Somos memória... E o que mais?
Luciana Carrero
A identidade dos seres humanos é somente a memória. Fora disso não deve haver mais nada. Mas insistimos em incrementá-la com o mistério, a fim de darmos dimensão maior à vida, no sentido de transcendê-la ou projetá-la a uma descabida eternidade. Crendice ou não, nossa individualidade memorial vai construindo esta coisa de mistério, algo impalpável e improvável cientificamente; esta condição nos leva a insanidades como a poesia. E vamos fumando deste ópio para embalar a vida. Mesmo não acreditando, muitos de nós nos amalgamamos hibridamente ao que não existe. O mistério não é nada mais do que o que imaginamos e não consta da matéria humana. É uma espécie de engodo ou farsa, como todas as drogas.
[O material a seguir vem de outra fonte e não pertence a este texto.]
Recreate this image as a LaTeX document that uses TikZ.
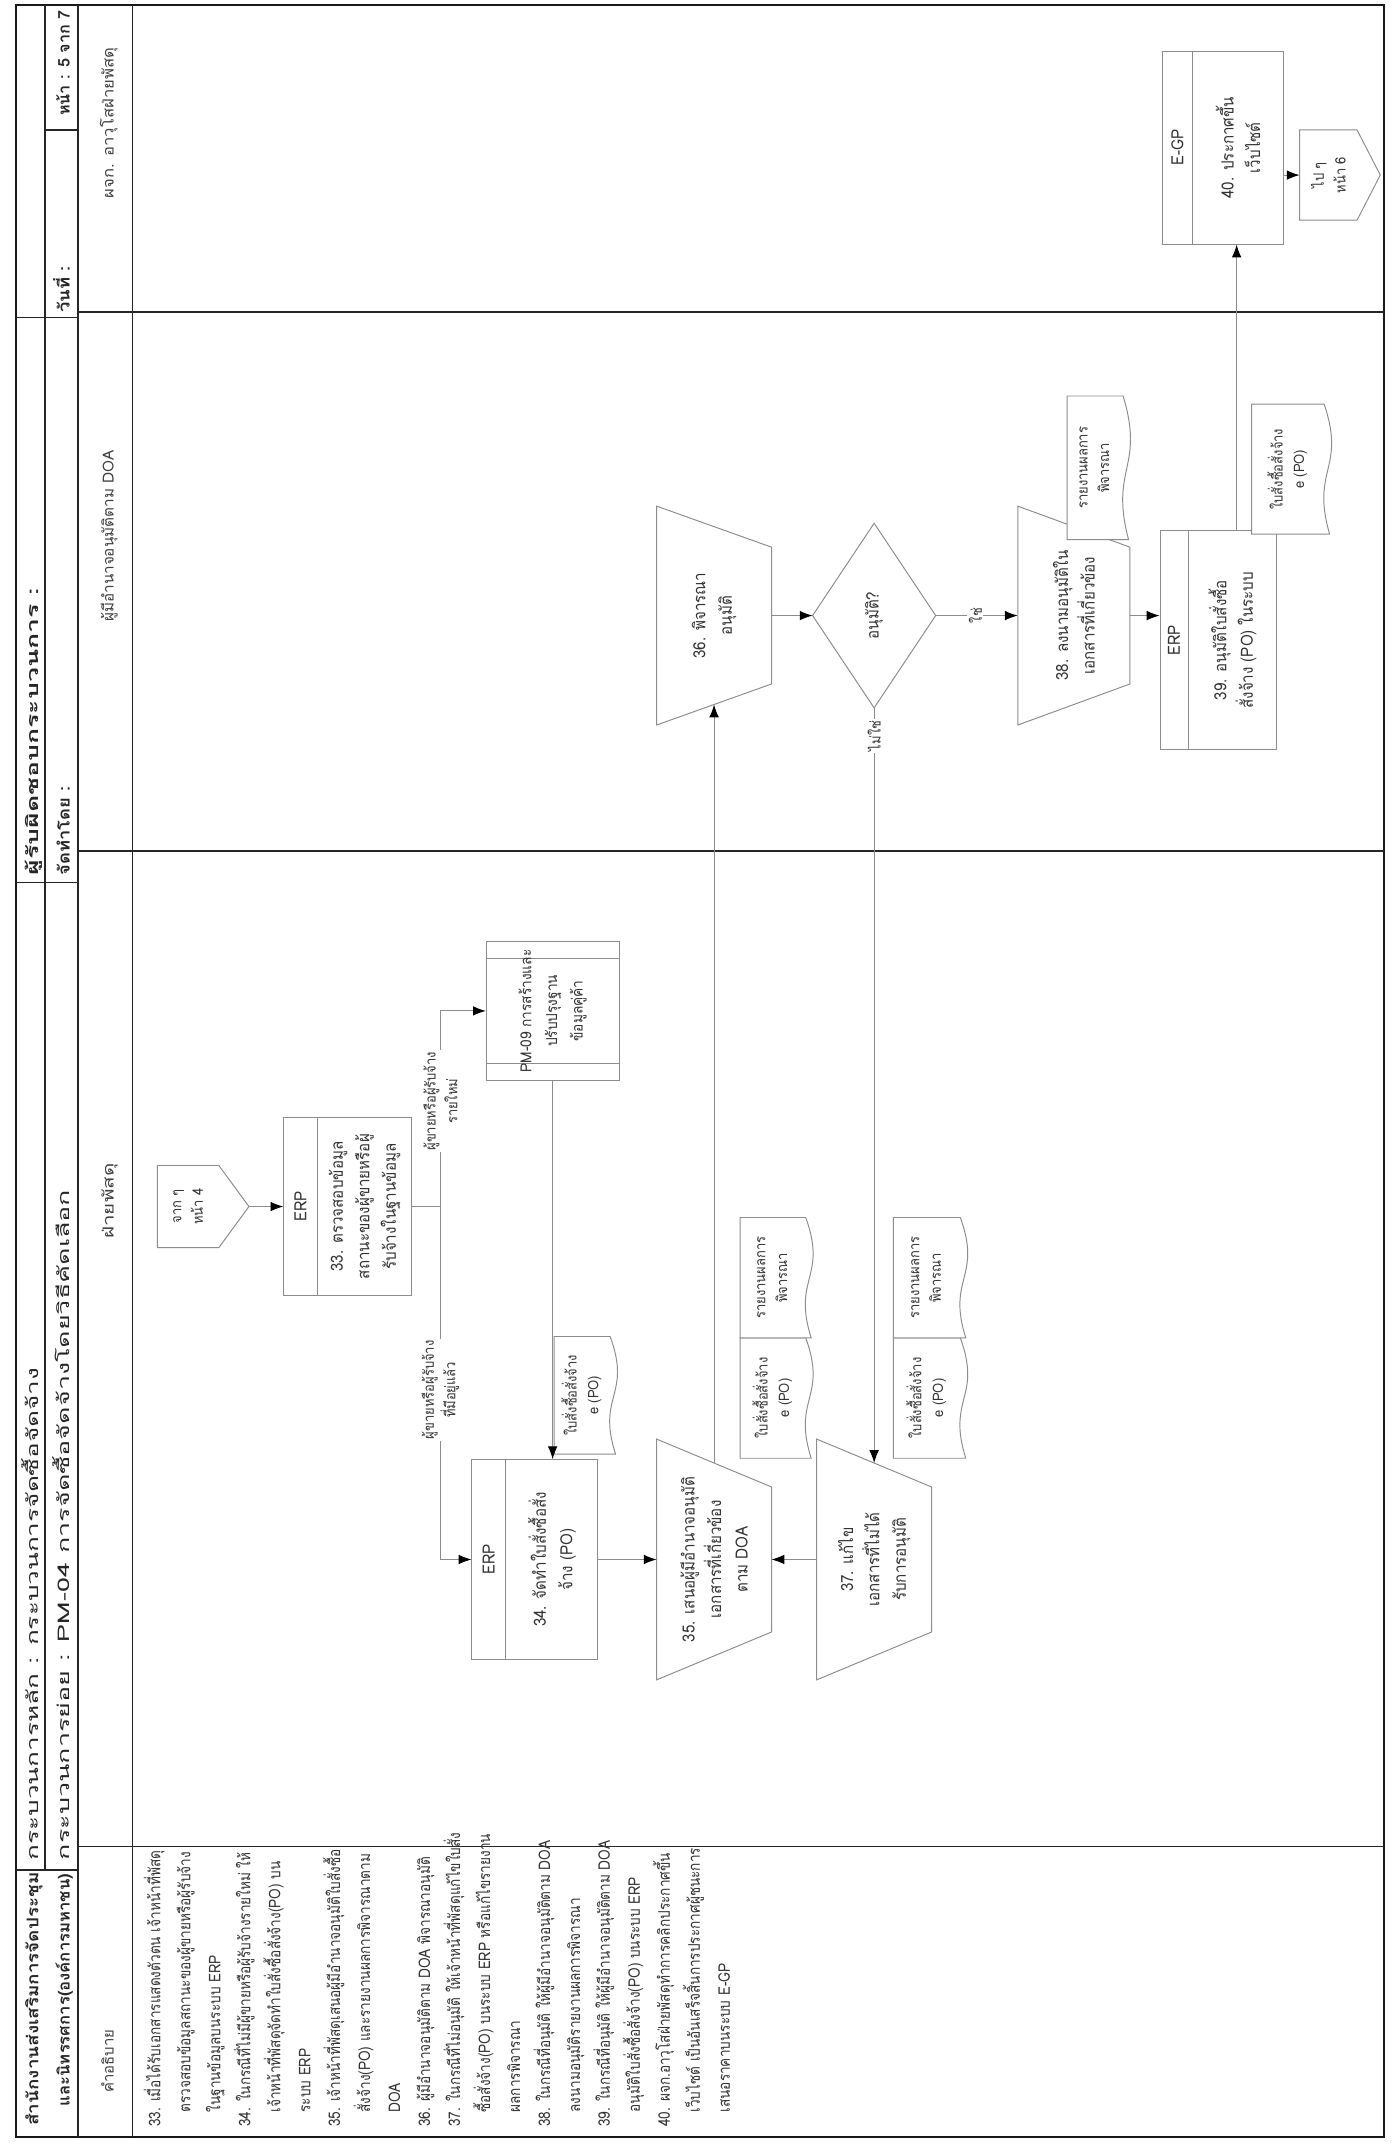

Uma trapaça do próprio pensar resultante da memória. Isto conduz à tal "alma". Mas este espírito ou alma não passa da "ânima" sem identidade, uma energia sem memória que dissipa-se com a morte. Mas continuemos viajando. É bom para anestesiar nossa impotência humana, até que sejamos finados para a infinita impotência no imemorial da eternidade. Sonhar é melhor do que não ter nada para justificar a existência.